Dazu kommen die gefühlten unzähligen Faktoren, die unsere Situation in dieser Saison so schwierig und unkalkulierbar machten, auf die Sie persönlich keinen Einfluss hatten – wie Verletzungen, ein für den internationalen Wettbewerb noch völlig unvollständiger Kader im Sommer und Spieler, die für andere Wettbewerbe abgestellt werden mussten und deshalb in der Vorbereitung auf die Rückrunde fehlten. Unfair war für mein Empfinden außerdem der Umgang, den einige Pressevertreter mit Ihnen pflegten, und die Vorstellung, wie diese sich nun selbst belobigend auf die Schulter klopfen werden, ist mindestens unangenehm.

Was aber bleibt, bevor das momentane Unbehagen abgeschüttelt wird und die volle Konzentration wieder der Zukunft des Vereins gilt? Ein Moment, um inne zu halten, und DANKE zu sagen, aus tiefstem Herzen. Danke, dass Sie Mainz 05 im Sommer in einer verdammt schwierigen Situation übernommen haben. Danke für Ihr Vertrauen in meinen Verein, die Lust auf dieses gemeinsame Projekt, die geleistete Abend mit der Mannschaft. Danke für Ihre ruhige Herangehensweise, die sachkundigen Analysen und den Mut, in die übergroßen Fußstapfen Ihrer Vorgänger zu treten. Nach dem glorreichen 05-Sieg über Dortmund in der Hinrunde sind Sie zur Fantribüne gekommen, um sich dankbar vor uns zu verbeugen. Diese Verbeugung und die Dankbarkeit gebe ich nun an Sie zurück – und damit bin ich ganz sicher nicht alleine.

Alles Gute für die Zukunft!

Herzlichst Ihre,
Mara Braun

10 thoughts on “Abschiedskummer: Fare thee well, Kasper Hjulmand

    • Hi Mara , dein Artikel spricht mir aus der Seele…es geht mir emotional nicht anders uns ich bedaure die Freistellung sehr,wie wohl viele andere auch

  1. Vielen Dank für den schönen Beitrag, dem nichts hinzuzufügen ist. Ich empfinde das ganz genau so.

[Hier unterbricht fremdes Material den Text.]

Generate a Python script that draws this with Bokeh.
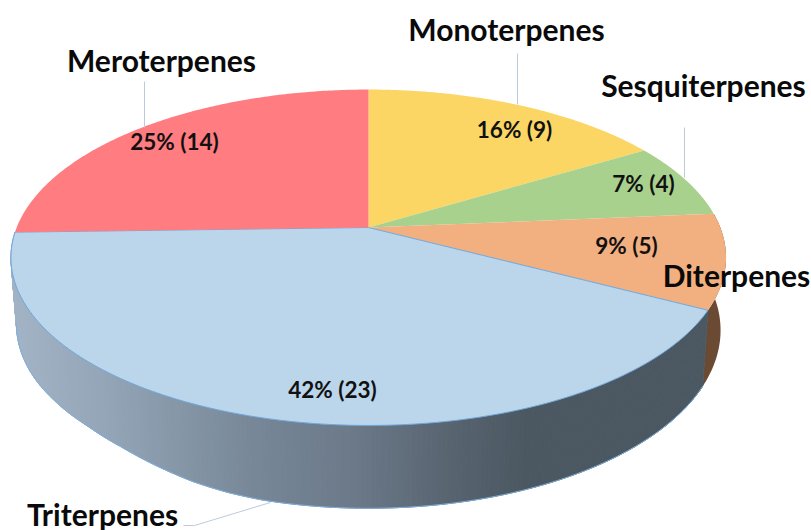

  2. Danke Mara für die Worte. Mir ging/geht es ähnlich. Leider gibts im Business keine Zeit mehr um zu entwickeln. Man muss funktionieren oder gehen. Im Sommer sagte ich bereits, aufgrund der bescheidenen Vorbereitung durch die WM und den vorzeitigen Abschied von TT, nehmt den Schmidt. Der kennt den Verein, die Abläufe etc. Allerdings wollte man unbedingt Kasper. Dann hätte man ihm Zeit geben sollen. Aber der Don wollte keinen Abstieg riskieren. Das hätte er aber auch im Sommer wissen können.

    Jetzt gilt es nach vorne zu schauen. Ein erster Schritt ist gemacht, es müssen aber noch einige folgen. Ich wünsche Kasper, Keld und Flemming alles Gute für die Zukunft.

    Machts gut ihr 3.

  3. Ich kann euch nur nochmals danken für die lieben Worte. Was natürlich erst recht gut tut: der Dreier gegen die Eintracht gestern. Schön auch, welche Worte unser neuer Coach Martin Schmidt für seinen Vorgänger gefunden hat.